这里需要说明:谏议大夫是中国古代谏官的一种,主要职责是向皇帝进谏、评议朝政得失,监督和纠正决策错误,属于监察谏议体系。而史官(如太史、起居注郎等)专司记录历史、编纂史册,负责记载君主言行与国家大事。两者职能不同,分属不同官职体系。但是,唐代存在官员跨系统兼职的现象,尤其是皇帝信任的重臣。比如褚遂良因学识渊博,“以谏官兼史职”,就是这种情况。
“守道不如守官”的内在逻辑
褚遂良任谏议大夫时,同时负责记录皇帝起居注的工作。起居注是记载帝王言行的档案性文件,而秉笔直书是记录起居注的一大原则,这自然会引起帝王们对自己历史形象的极大关注。唐太宗也不例外,所以他问询起居注的记录情况。褚遂良的回答很精到,他在说了忠实记录君主的善行恶事,为的是告诫君主不做非法越礼的事情的大道理之后,又为自己的善恶皆记作了辩护性说明——“守道不如守官”。这样的道理,已经超越了起居注本身的单一功能,而具有了普遍意义。

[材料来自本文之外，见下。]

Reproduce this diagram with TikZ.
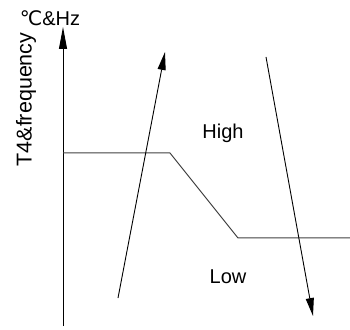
\documentclass[tikz,border=0pt]{standalone}
\usepackage{fontspec}
\setmainfont{Liberation Sans}
\newfontfamily\symfont{DejaVu Sans}
\usetikzlibrary{arrows.meta}
\begin{document}
\begin{tikzpicture}[x=1pt,y=1pt,
  lbl/.style={inner sep=0pt,font=\fontsize{20}{24}\selectfont},
  arr/.style={line width=0.9pt,-{Triangle[length=18pt,width=8pt]}},
  thr/.style={line width=1pt,black!75}]
\useasboundingbox (0,0) rectangle (350,329);
\coordinate (a0) at (63,3);
\coordinate (a1) at (63,302);
\draw[line width=0.9pt,-{Triangle[length=22pt,width=8pt]}] (a0) -- (a1);
\coordinate (t0) at (63,176);
\coordinate (t1) at (170,176);
\coordinate (t2) at (238,91);
\coordinate (t3) at (350,91);
\draw[thr] (t0) -- (t1) -- (t2) -- (t3);
\coordinate (u0) at (118,31);
\coordinate (u1) at (165,277);
\draw[arr] (u0) -- (u1);
\coordinate (d0) at (266,272);
\coordinate (d1) at (313,13);
\draw[arr] (d0) -- (d1);
\node[lbl] (high) at (223,196) {High};
\node[lbl] (low) at (228,52) {Low};
\node[lbl] (unit) at (50,311) {{\symfont ℃}\&Hz};
\node[lbl,font=\fontsize{21.5}{25}\selectfont,rotate=90] (ylab) at (26,229.5) {T4\&frequency};
\end{tikzpicture}
\end{document}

在中国传统政治体系中,“道”与“官”的互动构成了一套独特的治理逻辑。褚遂良提出的“守道”与“守官”,本质上揭示了意识形态与制度实践之间既依存又制衡的关系。“道”的范围主要是儒家推崇的伦理与价值观,作为社会的道德纲领与价值准则,既包含仁义礼智信的伦理体系,也承载着君主治国的理想追求,维系着社会的正统观念与政治的合法性;而“官”则是官僚体制的制度架构与运行规则,承载着规范权力、稳定秩序的现实功能,是将抽象价值转化为具体行政行为的制度框架,比如唐代的科举取士、宋代的差遣磨勘(职务任命与考核升迁)。礼治文化之所以能维系封建社会两千年,正是因为“道”通过“官”实现了从思想到行动的转化:科举制度考察举子对儒家经典的理解,并作为选拔标准;考课体系将忠孝观念作为地方治理的政绩指标;礼部仪制将伦理秩序编入法典条文。这些都是中国传统社会“以官载道”的模式。